Gemma Cooper, 44, who taught at Notre Dame High School in Norwich for 13 years, admitted developing an inappropriate online relationship with the student she had previously taught after he contacted her on Facebook.
A teachers’ disciplinary panel heard she had been arrested in 2018 after her behaviour came to light though a police investigation was ultimately closed.
However she was sacked by the Roman Catholic secondary school and sixth form in July 2019 following an internal review.
The Teaching Regulation Agency panel, which heard the case earlier this month, was told that after she had accepted a Facebook friend request from the ex-pupil just over a year after he had left the school and that his messages to her had become sexual in nature.
She admitted exchanging explicit messages and sending "inappropriate images" to him including topless pictures of herself.
The disciplinary panel report said Ms Cooper had admitted it “quickly became out of hand” and that her behaviour had shown “awful judgement”.
“She further recognised that these were inappropriate because she subsequently asked him to delete these messages and commented in a message to him that she could lose her job,” the report adds.

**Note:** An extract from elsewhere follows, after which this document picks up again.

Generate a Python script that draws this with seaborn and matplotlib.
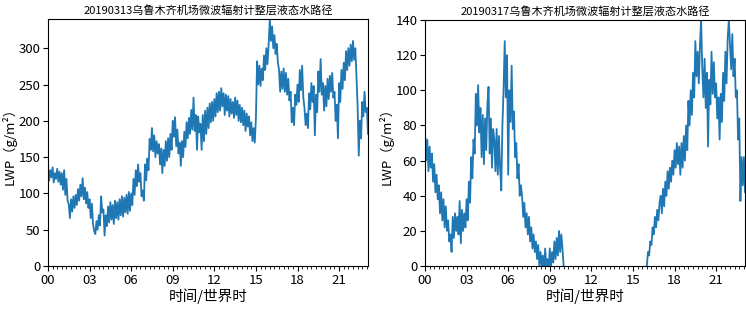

“This demonstrated to the panel that she was well aware at the time she exchanged these messages that her behaviour was wrong.”
In her submission Ms Cooper said she had not been not aware that the former pupil, who was attending a separate sixth-form college at the time and denied any sexual relationship, was aged under-18.
Despite her behaviour being “at the less serious end of the spectrum” and having not progressed beyond online contact, the panel found “unacceptable professional conduct” and recommended she should be prohibited from teaching.
She has 28 days to appeal and can apply for a review to become a teacher again in two years.
In a statement the St John the Baptist Multi-Academy Trust, which oversees the school, said: “Notre Dame High School always gives the safeguarding of children the highest priority. We take any accusation seriously and will always take appropriate advice and action.
“We will make no further comment on this case.”